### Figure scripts
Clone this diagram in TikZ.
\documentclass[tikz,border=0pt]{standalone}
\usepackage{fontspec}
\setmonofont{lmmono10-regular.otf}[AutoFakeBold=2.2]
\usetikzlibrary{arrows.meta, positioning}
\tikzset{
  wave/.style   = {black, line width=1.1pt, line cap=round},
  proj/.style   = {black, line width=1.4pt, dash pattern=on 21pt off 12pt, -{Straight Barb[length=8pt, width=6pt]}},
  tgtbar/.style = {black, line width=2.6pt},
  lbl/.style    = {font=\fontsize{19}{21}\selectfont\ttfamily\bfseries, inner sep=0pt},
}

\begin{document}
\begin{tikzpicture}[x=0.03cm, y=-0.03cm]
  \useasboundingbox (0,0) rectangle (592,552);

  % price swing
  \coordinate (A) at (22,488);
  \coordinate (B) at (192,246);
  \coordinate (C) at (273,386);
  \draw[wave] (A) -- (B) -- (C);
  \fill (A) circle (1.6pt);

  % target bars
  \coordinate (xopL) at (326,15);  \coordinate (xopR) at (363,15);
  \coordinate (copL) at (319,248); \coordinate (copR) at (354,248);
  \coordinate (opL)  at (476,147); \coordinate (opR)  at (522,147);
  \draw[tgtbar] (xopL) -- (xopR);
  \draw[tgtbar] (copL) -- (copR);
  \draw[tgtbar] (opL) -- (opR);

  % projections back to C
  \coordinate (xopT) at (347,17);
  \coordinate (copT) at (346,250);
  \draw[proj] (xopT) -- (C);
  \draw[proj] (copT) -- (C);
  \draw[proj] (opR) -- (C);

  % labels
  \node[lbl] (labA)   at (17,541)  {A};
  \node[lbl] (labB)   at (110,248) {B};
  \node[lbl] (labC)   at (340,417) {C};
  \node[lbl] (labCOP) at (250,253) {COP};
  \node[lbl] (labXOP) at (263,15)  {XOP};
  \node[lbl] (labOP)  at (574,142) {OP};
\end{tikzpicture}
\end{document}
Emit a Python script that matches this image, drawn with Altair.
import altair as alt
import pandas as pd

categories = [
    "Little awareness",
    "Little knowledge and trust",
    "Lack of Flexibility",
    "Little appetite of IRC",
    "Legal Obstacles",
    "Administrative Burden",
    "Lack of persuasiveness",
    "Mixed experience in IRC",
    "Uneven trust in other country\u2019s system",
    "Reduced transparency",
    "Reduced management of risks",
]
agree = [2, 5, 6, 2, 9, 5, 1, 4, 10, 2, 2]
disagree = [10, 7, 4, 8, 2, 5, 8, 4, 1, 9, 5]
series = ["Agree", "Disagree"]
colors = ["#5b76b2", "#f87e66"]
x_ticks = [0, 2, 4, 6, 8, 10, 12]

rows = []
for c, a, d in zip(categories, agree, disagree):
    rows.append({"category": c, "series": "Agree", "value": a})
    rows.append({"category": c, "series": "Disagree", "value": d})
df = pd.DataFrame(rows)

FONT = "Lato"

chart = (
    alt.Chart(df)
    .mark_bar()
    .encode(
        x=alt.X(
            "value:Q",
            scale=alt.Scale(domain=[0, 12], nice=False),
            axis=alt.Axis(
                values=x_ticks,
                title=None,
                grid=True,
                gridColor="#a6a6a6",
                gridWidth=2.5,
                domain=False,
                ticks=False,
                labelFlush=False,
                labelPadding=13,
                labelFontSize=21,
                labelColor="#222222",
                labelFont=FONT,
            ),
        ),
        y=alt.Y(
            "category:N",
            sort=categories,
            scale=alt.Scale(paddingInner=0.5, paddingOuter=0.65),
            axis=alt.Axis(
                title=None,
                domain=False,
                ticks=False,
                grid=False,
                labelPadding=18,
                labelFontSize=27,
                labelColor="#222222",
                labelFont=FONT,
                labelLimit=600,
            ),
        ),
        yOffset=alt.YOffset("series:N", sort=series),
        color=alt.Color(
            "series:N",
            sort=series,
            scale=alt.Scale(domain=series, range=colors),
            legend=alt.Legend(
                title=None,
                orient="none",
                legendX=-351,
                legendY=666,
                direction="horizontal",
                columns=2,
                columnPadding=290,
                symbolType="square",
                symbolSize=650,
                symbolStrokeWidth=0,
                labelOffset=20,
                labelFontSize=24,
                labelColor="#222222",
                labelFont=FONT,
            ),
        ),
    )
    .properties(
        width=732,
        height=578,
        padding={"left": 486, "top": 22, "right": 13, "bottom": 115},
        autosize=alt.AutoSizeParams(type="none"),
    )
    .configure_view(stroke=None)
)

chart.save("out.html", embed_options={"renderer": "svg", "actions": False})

### THE REQUEST
Exactly as shown above, return every record.

### RESPONSE TO THE TASK
Clone this diagram in TikZ.
\documentclass[tikz,border=0pt]{standalone}
\usepackage{fontspec}
\setmonofont{lmmono10-regular.otf}[AutoFakeBold=2.2]
\usetikzlibrary{arrows.meta, positioning}
\tikzset{
  wave/.style   = {black, line width=1.1pt, line cap=round},
  proj/.style   = {black, line width=1.4pt, dash pattern=on 21pt off 12pt, -{Straight Barb[length=8pt, width=6pt]}},
  tgtbar/.style = {black, line width=2.6pt},
  lbl/.style    = {font=\fontsize{19}{21}\selectfont\ttfamily\bfseries, inner sep=0pt},
}

\begin{document}
\begin{tikzpicture}[x=0.03cm, y=-0.03cm]
  \useasboundingbox (0,0) rectangle (592,552);

  % price swing
  \coordinate (A) at (22,488);
  \coordinate (B) at (192,246);
  \coordinate (C) at (273,386);
  \draw[wave] (A) -- (B) -- (C);
  \fill (A) circle (1.6pt);

  % target bars
  \coordinate (xopL) at (326,15);  \coordinate (xopR) at (363,15);
  \coordinate (copL) at (319,248); \coordinate (copR) at (354,248);
  \coordinate (opL)  at (476,147); \coordinate (opR)  at (522,147);
  \draw[tgtbar] (xopL) -- (xopR);
  \draw[tgtbar] (copL) -- (copR);
  \draw[tgtbar] (opL) -- (opR);

  % projections back to C
  \coordinate (xopT) at (347,17);
  \coordinate (copT) at (346,250);
  \draw[proj] (xopT) -- (C);
  \draw[proj] (copT) -- (C);
  \draw[proj] (opR) -- (C);

  % labels
  \node[lbl] (labA)   at (17,541)  {A};
  \node[lbl] (labB)   at (110,248) {B};
  \node[lbl] (labC)   at (340,417) {C};
  \node[lbl] (labCOP) at (250,253) {COP};
  \node[lbl] (labXOP) at (263,15)  {XOP};
  \node[lbl] (labOP)  at (574,142) {OP};
\end{tikzpicture}
\end{document}
Emit a Python script that matches this image, drawn with Altair.
import altair as alt
import pandas as pd

categories = [
    "Little awareness",
    "Little knowledge and trust",
    "Lack of Flexibility",
    "Little appetite of IRC",
    "Legal Obstacles",
    "Administrative Burden",
    "Lack of persuasiveness",
    "Mixed experience in IRC",
    "Uneven trust in other country\u2019s system",
    "Reduced transparency",
    "Reduced management of risks",
]
agree = [2, 5, 6, 2, 9, 5, 1, 4, 10, 2, 2]
disagree = [10, 7, 4, 8, 2, 5, 8, 4, 1, 9, 5]
series = ["Agree", "Disagree"]
colors = ["#5b76b2", "#f87e66"]
x_ticks = [0, 2, 4, 6, 8, 10, 12]

rows = []
for c, a, d in zip(categories, agree, disagree):
    rows.append({"category": c, "series": "Agree", "value": a})
    rows.append({"category": c, "series": "Disagree", "value": d})
df = pd.DataFrame(rows)

FONT = "Lato"

chart = (
    alt.Chart(df)
    .mark_bar()
    .encode(
        x=alt.X(
            "value:Q",
            scale=alt.Scale(domain=[0, 12], nice=False),
            axis=alt.Axis(
                values=x_ticks,
                title=None,
                grid=True,
                gridColor="#a6a6a6",
                gridWidth=2.5,
                domain=False,
                ticks=False,
                labelFlush=False,
                labelPadding=13,
                labelFontSize=21,
                labelColor="#222222",
                labelFont=FONT,
            ),
        ),
        y=alt.Y(
            "category:N",
            sort=categories,
            scale=alt.Scale(paddingInner=0.5, paddingOuter=0.65),
            axis=alt.Axis(
                title=None,
                domain=False,
                ticks=False,
                grid=False,
                labelPadding=18,
                labelFontSize=27,
                labelColor="#222222",
                labelFont=FONT,
                labelLimit=600,
            ),
        ),
        yOffset=alt.YOffset("series:N", sort=series),
        color=alt.Color(
            "series:N",
            sort=series,
            scale=alt.Scale(domain=series, range=colors),
            legend=alt.Legend(
                title=None,
                orient="none",
                legendX=-351,
                legendY=666,
                direction="horizontal",
                columns=2,
                columnPadding=290,
                symbolType="square",
                symbolSize=650,
                symbolStrokeWidth=0,
                labelOffset=20,
                labelFontSize=24,
                labelColor="#222222",
                labelFont=FONT,
            ),
        ),
    )
    .properties(
        width=732,
        height=578,
        padding={"left": 486, "top": 22, "right": 13, "bottom": 115},
        autosize=alt.AutoSizeParams(type="none"),
    )
    .configure_view(stroke=None)
)

chart.save("out.html", embed_options={"renderer": "svg", "actions": False})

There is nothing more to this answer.